Le rôle des « Petites Curie » dans la vie des soldats blessés de la Grande Guerre

Alors que 2018 marque le centenaire de la fin de la Première Guerre mondiale, l’occasion est donnée de revenir sur des héros et héroïnes de cette période, à commencer par Marie Curie et ses « Petites Curie ».
Les « Petites Curie » sont le surnom donné aux véhicules que Marie Curie a équipés d’unités de radiologie pendant la Première Guerre mondiale et qui permettaient de se rendre au front, au plus près des blessés. Lorsque la guerre éclate, Marie Curie, titulaire de deux prix Nobel, a déjà une réputation scientifique solidement établie. Elle aurait pu se tenir à l’écart du conflit ; au contraire, elle y prend une part active, tout comme les autres membres de l’Institut du radium, dont elle a la charge à cette époque. C’est notamment aux côtés d’Antoine Béclère, directeur du service radiologique des armées, et de la Croix-Rouge, qu’elle participe à la conception d’unités chirurgicales mobiles de radiologie, dénommées alors les « ambulances radiologiques », renommées plus tard les « Petites Curies ».
Au début de la guerre, pour les blessés, il était prévu un traitement sommaire, réalisé sur le lieu de la bataille, avant de les évacuer vers les hôpitaux. Mais l’utilisation de nouvelles armes comme les mitrailleuses, les éclats d’obus ou les schrapnels complexifiait les diagnostics. La stabilisation du front, à partir de l’automne 1914, a permis à l’Armée française de réorganiser la prise en charge de ses blessés. C’est là que Marie Curie entre en scène.
Dès 1914, elle s’est engagée dans une première campagne sur la base d’une voiture équipée du matériel de recherche en radiologie, empruntée à Claudius Regaud, co-directeur de l’Institut du radium et un des pionniers de la radiothérapie. L’objectif était bien sûr de limiter autant que faire se peut les déplacements des blessés, avant de radiographier leurs blessures. Cette discipline, inédite à l’époque, permettait de situer avec précision l’emplacement des éclats et faciliter ainsi l’opération chirurgicale. Celle-ci, selon la gravité, pouvait être différée et donc pratiquée en hôpital, ou immédiate, réalisée sur place.
Si, au départ, l’initiative fut accueillie non sans réticence par les médecins militaires, l’apport des « Petites Curie » au profit des blessés changea les mentalités. Au total, ce sont dix-huit camionnettes légères qui sillonnèrent sans relâche les différents champs de bataille, de la Marne, de Verdun, de la Somme… Quant à Marie Curie, elle se dévoua à cette mission pendant toute la durée de la guerre, jusqu’à obtenir son permis de conduire, en 1916, pour conduire directement ses missions, accompagnée de sa première fille Irène, encore adolescente.
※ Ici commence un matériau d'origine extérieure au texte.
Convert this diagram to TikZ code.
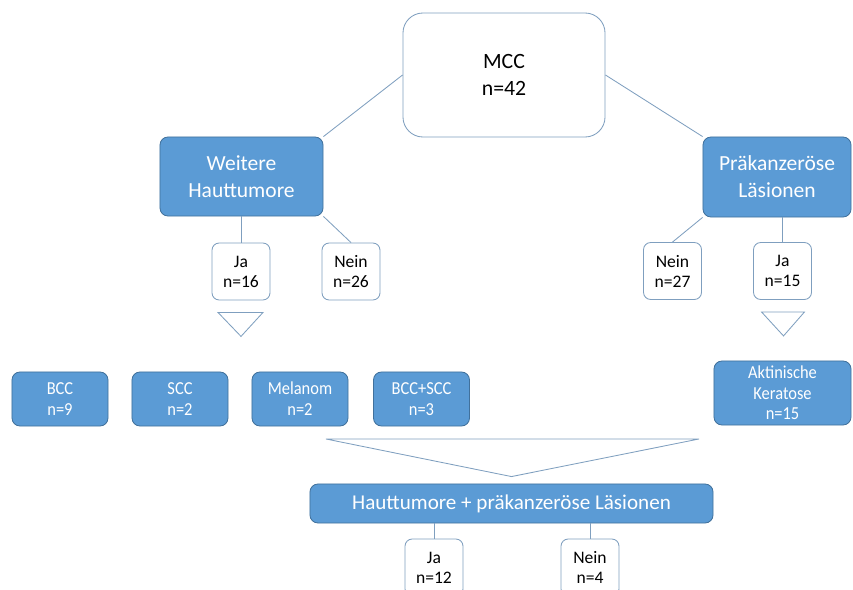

De la radiologie à la radiothérapie
L’Institut du radium se transforme pendant la guerre en une école de radiologie où sont formées des femmes, pour certaines infirmières, au métier d’aide-radiologiste. Au programme, des leçons théoriques sur l’électricité et les rayons X, des exercices pratiques, de l’anatomie… Au total, ce sont des centaines de postes fixes de radiologie créés au sein des hôpitaux militaires. Les archives citent le nombre de plus d’un million de blessés ayant été secourus grâce à ces installations, dont un millier par Marie Curie en personne. En 1918, la radiologie devient un outil familier de la médecine. Marie Curie milite alors pour une technique révolutionnaire, la radiothérapie : « Après les rayons qui dévoilent, les rayons qui soignent ».